WRITTEN PROBLEM: From the entries below, work out the number of lines that hold the word "this", and give that number alone.

EXTRACTED INFORMATION:

** begin **

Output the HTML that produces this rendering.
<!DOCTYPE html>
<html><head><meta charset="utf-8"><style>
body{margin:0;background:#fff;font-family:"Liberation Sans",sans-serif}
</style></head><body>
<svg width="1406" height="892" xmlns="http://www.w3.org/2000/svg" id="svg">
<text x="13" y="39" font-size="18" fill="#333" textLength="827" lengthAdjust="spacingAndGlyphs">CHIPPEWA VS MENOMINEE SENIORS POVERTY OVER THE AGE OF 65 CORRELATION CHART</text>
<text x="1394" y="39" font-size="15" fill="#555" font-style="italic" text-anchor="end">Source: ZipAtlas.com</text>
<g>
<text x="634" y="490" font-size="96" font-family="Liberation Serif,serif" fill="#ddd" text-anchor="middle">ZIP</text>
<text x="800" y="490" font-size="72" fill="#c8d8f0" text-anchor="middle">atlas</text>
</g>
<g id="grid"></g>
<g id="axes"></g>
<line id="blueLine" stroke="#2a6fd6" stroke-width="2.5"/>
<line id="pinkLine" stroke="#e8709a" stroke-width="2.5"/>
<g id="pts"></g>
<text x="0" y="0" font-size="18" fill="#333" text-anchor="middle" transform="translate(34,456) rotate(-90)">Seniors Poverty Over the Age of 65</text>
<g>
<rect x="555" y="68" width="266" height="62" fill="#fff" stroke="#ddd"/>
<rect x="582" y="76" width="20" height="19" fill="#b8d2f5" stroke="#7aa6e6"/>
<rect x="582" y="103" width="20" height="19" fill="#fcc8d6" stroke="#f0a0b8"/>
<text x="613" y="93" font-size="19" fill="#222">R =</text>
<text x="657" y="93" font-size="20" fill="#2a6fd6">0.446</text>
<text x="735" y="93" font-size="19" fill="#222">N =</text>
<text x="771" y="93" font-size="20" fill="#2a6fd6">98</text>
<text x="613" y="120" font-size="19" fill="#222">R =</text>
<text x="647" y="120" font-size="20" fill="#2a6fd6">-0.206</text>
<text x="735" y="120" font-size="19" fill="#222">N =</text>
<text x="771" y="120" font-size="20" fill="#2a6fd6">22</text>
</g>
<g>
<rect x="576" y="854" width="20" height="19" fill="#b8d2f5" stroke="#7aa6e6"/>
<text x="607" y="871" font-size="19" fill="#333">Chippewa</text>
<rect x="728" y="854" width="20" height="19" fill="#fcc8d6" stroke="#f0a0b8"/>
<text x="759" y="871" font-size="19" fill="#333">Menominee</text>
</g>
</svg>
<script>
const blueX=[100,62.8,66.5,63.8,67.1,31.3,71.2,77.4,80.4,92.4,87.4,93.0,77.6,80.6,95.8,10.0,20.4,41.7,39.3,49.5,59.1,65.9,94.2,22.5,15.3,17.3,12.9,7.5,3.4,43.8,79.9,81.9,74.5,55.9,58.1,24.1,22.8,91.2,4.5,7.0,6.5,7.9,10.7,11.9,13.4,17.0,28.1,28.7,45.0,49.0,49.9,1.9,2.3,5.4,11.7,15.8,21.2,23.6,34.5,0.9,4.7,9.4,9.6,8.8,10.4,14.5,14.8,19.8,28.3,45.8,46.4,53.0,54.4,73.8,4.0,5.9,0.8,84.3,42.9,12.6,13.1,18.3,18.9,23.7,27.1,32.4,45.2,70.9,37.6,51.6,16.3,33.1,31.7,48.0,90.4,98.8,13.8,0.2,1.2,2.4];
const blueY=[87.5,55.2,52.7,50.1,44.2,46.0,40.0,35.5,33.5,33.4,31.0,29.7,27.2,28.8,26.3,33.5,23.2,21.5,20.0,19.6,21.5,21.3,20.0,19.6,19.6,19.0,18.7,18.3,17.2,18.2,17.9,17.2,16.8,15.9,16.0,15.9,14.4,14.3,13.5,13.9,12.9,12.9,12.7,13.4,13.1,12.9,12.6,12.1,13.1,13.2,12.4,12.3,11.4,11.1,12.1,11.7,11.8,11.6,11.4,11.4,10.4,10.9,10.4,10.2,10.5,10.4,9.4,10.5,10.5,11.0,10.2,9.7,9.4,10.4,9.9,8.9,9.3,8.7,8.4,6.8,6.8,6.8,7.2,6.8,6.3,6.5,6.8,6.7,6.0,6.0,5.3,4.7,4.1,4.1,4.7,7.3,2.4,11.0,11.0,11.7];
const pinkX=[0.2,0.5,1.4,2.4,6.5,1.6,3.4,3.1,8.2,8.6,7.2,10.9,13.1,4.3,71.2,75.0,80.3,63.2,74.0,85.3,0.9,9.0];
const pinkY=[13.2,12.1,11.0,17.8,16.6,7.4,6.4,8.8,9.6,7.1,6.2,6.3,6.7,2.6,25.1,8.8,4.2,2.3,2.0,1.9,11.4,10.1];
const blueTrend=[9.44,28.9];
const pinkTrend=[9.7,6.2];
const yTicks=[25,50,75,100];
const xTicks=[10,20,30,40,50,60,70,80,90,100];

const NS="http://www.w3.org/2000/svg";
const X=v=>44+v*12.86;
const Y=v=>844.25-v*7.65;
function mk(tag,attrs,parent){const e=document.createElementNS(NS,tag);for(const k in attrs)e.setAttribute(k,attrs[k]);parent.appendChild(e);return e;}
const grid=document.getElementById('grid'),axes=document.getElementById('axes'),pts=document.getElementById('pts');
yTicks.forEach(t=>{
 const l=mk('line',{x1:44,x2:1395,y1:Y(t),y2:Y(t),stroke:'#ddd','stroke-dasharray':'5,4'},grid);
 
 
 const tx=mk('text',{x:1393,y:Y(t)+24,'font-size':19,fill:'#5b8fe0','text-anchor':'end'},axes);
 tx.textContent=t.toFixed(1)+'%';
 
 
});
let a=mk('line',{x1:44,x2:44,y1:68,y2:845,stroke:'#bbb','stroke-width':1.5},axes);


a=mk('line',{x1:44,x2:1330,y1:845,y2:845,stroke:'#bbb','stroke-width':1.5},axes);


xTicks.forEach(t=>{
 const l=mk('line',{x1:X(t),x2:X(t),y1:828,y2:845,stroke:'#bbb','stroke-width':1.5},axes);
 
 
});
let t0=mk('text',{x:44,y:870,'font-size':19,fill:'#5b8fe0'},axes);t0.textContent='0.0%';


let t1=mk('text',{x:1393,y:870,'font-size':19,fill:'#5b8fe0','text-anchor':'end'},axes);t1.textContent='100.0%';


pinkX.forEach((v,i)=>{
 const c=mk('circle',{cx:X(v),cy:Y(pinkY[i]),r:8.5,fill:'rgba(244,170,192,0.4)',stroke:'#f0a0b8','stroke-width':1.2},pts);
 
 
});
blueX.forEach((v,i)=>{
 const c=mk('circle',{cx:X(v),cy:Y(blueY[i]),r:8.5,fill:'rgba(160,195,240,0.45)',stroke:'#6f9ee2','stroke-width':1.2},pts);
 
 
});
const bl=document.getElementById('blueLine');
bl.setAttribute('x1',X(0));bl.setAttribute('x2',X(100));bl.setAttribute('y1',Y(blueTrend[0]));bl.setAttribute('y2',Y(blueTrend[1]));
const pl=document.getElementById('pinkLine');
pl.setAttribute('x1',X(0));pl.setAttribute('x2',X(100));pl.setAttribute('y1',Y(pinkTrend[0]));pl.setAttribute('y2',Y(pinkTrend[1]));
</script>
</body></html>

** end **
** begin **

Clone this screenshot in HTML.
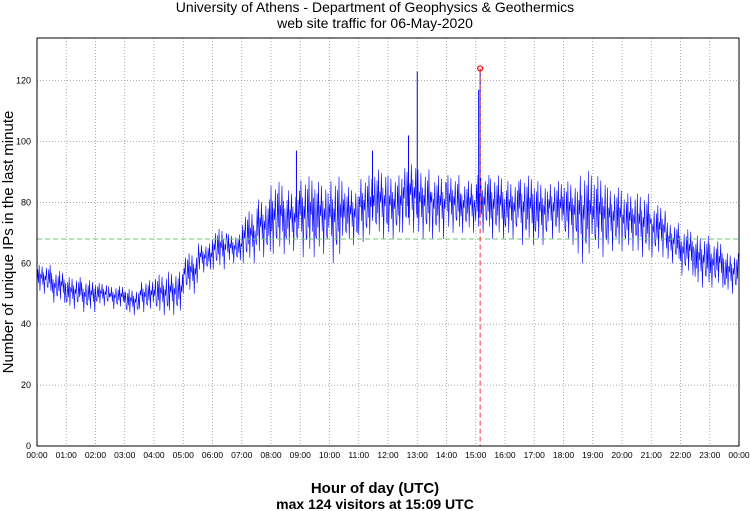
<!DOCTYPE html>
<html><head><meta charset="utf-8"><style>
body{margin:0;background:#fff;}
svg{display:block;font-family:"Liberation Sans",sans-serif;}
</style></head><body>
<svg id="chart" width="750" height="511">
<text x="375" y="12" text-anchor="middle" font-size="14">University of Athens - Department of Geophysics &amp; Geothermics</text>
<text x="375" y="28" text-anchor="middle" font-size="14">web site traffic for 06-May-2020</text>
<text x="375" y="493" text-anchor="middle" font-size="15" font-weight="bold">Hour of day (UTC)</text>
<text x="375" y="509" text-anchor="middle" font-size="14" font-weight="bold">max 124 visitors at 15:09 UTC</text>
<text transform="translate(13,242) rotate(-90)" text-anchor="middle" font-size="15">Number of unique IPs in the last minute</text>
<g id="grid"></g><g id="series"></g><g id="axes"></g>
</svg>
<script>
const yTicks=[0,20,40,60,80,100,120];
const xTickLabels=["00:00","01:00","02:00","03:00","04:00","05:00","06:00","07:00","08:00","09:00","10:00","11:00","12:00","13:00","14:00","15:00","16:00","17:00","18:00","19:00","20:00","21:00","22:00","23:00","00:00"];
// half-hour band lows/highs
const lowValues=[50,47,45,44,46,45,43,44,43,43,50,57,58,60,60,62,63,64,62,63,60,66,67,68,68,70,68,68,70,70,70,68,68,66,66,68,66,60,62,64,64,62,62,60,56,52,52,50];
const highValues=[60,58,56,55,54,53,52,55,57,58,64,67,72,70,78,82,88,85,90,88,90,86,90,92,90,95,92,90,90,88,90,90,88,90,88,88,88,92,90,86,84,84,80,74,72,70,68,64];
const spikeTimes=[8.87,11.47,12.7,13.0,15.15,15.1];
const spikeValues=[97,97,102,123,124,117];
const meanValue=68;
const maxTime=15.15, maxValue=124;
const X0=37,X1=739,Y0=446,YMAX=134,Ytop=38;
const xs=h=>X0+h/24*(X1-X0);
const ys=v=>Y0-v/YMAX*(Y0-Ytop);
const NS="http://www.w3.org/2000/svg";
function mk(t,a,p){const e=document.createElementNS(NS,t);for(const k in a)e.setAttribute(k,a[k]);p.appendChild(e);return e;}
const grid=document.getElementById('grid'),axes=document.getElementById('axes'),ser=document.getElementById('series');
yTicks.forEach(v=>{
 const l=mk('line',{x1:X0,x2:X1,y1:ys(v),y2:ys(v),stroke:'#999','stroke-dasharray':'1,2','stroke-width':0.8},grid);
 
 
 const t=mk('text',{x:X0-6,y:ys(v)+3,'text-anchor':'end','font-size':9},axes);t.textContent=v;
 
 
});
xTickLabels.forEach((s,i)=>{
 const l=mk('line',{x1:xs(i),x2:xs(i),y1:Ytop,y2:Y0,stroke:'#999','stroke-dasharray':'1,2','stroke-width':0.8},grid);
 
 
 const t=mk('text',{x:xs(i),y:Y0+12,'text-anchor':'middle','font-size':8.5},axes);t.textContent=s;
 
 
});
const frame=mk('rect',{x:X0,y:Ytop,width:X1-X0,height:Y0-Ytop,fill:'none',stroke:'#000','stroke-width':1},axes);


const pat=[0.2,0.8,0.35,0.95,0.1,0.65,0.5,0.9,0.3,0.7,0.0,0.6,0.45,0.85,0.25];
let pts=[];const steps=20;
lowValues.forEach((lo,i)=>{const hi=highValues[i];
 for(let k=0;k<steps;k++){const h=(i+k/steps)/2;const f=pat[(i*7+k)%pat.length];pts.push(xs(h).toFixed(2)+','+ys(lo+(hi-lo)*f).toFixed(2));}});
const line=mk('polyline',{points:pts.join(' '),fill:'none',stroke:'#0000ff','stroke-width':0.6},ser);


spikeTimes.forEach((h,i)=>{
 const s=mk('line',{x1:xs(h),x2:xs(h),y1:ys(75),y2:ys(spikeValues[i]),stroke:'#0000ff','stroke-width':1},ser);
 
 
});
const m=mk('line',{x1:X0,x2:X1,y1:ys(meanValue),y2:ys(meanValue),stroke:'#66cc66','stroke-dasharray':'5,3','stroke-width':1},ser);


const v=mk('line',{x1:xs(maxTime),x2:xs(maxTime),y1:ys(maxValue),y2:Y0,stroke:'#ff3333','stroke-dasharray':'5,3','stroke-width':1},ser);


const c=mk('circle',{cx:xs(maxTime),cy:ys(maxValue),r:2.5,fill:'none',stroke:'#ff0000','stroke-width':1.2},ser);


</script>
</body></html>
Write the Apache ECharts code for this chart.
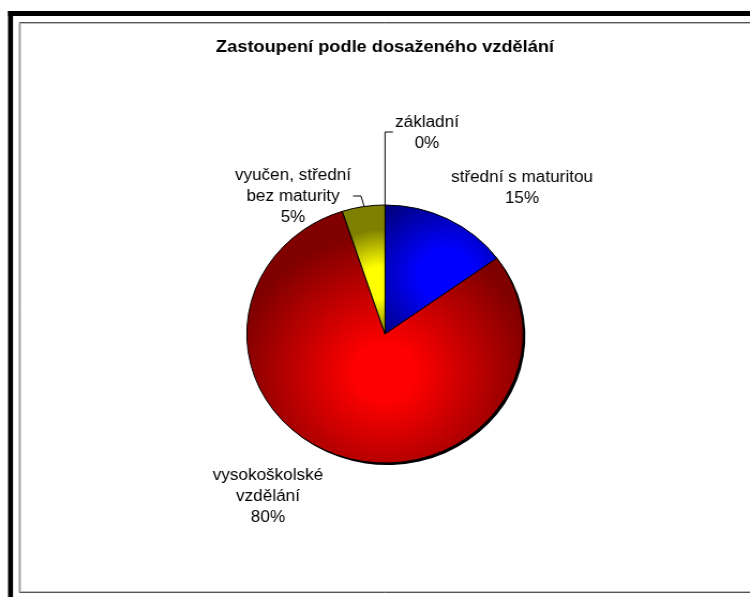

** end **

COMPLETE RESPONSE: 3